Originally Posted by Garyp4951
I can't lower the hitch because the pinbox will hit the bed sides when turning sharp, so I guess I'm looking at installing a sub frame to raise the rv.
I should have known going to a lighter weight 5th wheel that it would sit lower for 1/2 ton trucks, and my 3/4 ram is pretty tall.
Thanks for any advice.
I'm new to 5th wheels and trucks--just beginning to look around. It sounds like your issue should be something I am conscious of as I go forward. I want to be certain understand the discussion here. May I ask for a little clarification?
If I understand correctly, if you lower the hitch height enough so as to level your fiver, the pin box of your fiver will hit the bed walls of your truck during sharp turns instead of passing over them and this is because your new fiver was built with lower truck bed walls in mind, lower than the bed walls of your current truck.
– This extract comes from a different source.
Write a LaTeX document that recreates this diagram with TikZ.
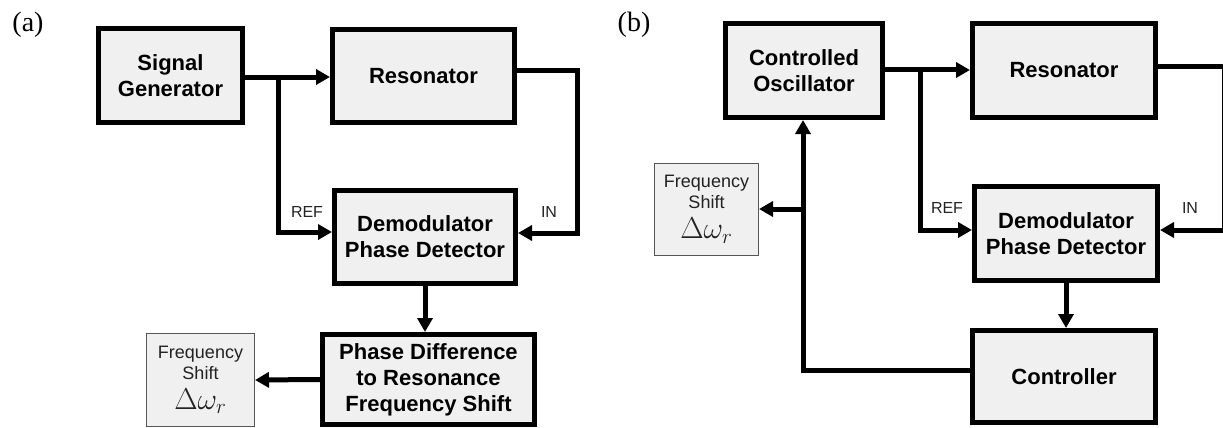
\documentclass[tikz,border=0pt]{standalone}
\usepackage[no-math]{fontspec}
\newfontfamily\hv{Liberation Sans}
\newfontfamily\lblfont{Liberation Serif}
\usetikzlibrary{arrows.meta}
\definecolor{boxfill}{HTML}{F0F0F0}
\definecolor{fsline}{HTML}{555555}
\definecolor{txtgray}{HTML}{222222}
\tikzset{
 blk/.style={draw=black, line width=5pt, fill=boxfill, inner sep=0pt, align=center, font=\hv\bfseries\fontsize{22}{26}\selectfont},
 fsbox/.style={draw=fsline, line width=1pt, fill=boxfill, inner sep=0pt, align=center, font=\hv\fontsize{18}{21}\selectfont, text=txtgray},
 conn/.style={line width=5pt, -{Triangle[length=14pt,width=15pt]}},
 sig/.style={font=\hv\fontsize{16}{18}\selectfont, text=txtgray, inner sep=0pt},
 panel/.style={font=\lblfont\fontsize{28}{30}\selectfont, inner sep=0pt},
}
\newcommand{\dw}{\scalebox{1.75}{$\Delta\omega_r$}}
\begin{document}
\begin{tikzpicture}[x=1pt,y=-1pt]
\useasboundingbox (0,0) rectangle (1223,428);
% ---------- panel (a)
\node[panel] (la) at (28,25) {(a)};
\node[blk, minimum width=144pt, minimum height=94pt] (sg) at (170.5,75.5) {Signal\\Generator};
\node[blk, minimum width=182pt, minimum height=93pt] (res) at (423.5,76) {Resonator};
\node[blk, minimum width=181pt, minimum height=93pt] (dem) at (425,237) {Demodulator\\Phase Detector};
\node[blk, minimum width=212pt, minimum height=90pt] (pd) at (428.5,379.5) {Phase Difference\\to Resonance\\Frequency Shift};
\node[fsbox, minimum width=108pt, minimum height=93pt] (fs) at (200.5,380) {Frequency\\Shift\\[9pt]\dw};
\node[sig] (refa) at (307,212) {REF};
\node[sig] (ina) at (549,212) {IN};
\coordinate (a1) at (278,77);
\coordinate (a2) at (278,232);
\coordinate (a3) at (577,71);
\coordinate (a4) at (577,233);
\draw[conn] (sg.east |- a1) -- (res.west |- a1);
\draw[conn] (a1) -- (a2) -- (dem.west |- a2);
\draw[conn] (res.east |- a3) -- (a3) -- (a4) -- (dem.east |- a4);
\draw[conn] (dem.south) -- (dem.south |- pd.north);
\draw[conn] (pd.west) -- (fs.east);
% ---------- panel (b)
\node[panel] (lb) at (634,25) {(b)};
\node[blk, minimum width=157pt, minimum height=94pt] (osc) at (804,70.5) {Controlled\\Oscillator};
\node[blk, minimum width=183pt, minimum height=94pt] (resb) at (1064,70.5) {Resonator};
\node[blk, minimum width=183pt, minimum height=94pt] (demb) at (1066,233.5) {Demodulator\\Phase Detector};
\node[blk, minimum width=183pt, minimum height=92pt] (ctrl) at (1064,376.5) {Controller};
\node[fsbox, minimum width=104pt, minimum height=92pt] (fsb) at (706.5,209.5) {Frequency\\Shift\\[9pt]\dw};
\node[sig] (refb) at (947,208) {REF};
\node[sig] (inb) at (1190,208) {IN};
\coordinate (b1) at (920,70);
\coordinate (b2) at (920,230);
\coordinate (b3) at (1224,67);
\coordinate (b4) at (1224,230);
\coordinate (b5) at (803,370);
\coordinate (b6) at (803,209);
\draw[conn] (osc.east |- b1) -- (resb.west |- b1);
\draw[conn] (b1) -- (b2) -- (demb.west |- b2);
\draw[conn] (resb.east |- b3) -- (b3) -- (b4) -- (demb.east |- b4);
\draw[conn] (demb.south) -- (demb.south |- ctrl.north);
\draw[conn] (ctrl.west |- b5) -- (b5) -- (osc.south -| b5);
\draw[conn] (b6) -- (fsb.east |- b6);
\end{tikzpicture}
\end{document}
Do I have that right?
I also gather from this thread that having a fiver close to level while towing is important.
If I understand things correctly, wow, I can see how this would be a thorny problem. I'm so sorry you find yourself in that unenviable position.
It would seem that either you need to lift the rear of your fifth wheel, lower the bed walls of your truck, somehow raise the height of your pin box, or some combination of these things. I am uncertain if any of these are practical or even possible.
Since your springs are already on top of your axles you cannot reposition them by moving them from underneath the axles to on top in order to raise the rear of your trailer. Would it be possible to create some sort of spacers and insert them between the springs and the axle to raise the rear of your fifth wheel? Just a thought. Then, I must wonder about raising your trailer's center of gravity too high so as to make it unruly while towing. You might also want to think about how raising your trailer might effect climbing the entry stairs.
At the same time I wonder as someone new to fifth wheels how I can be certain to avoid running into the same problem. I mean, I do not recall ever reading a specification provided for a fifth wheel that mentions the maximum height of a pick up truck bed wall in order to avoid collisions with the pin box while allowing for level towing.
How does a person make certain what the allowable bed wall height would be? Would it make sense to measure from the ground to the lowest spot of the pin box when the fifth wheel is level and compare that to the distance from the ground to the top of the truck's bed walls? How much clearance is needed between the two?
I think this would be valuable information for all fifth wheel wannabes, or I guess anybody shopping for a fifth wheel.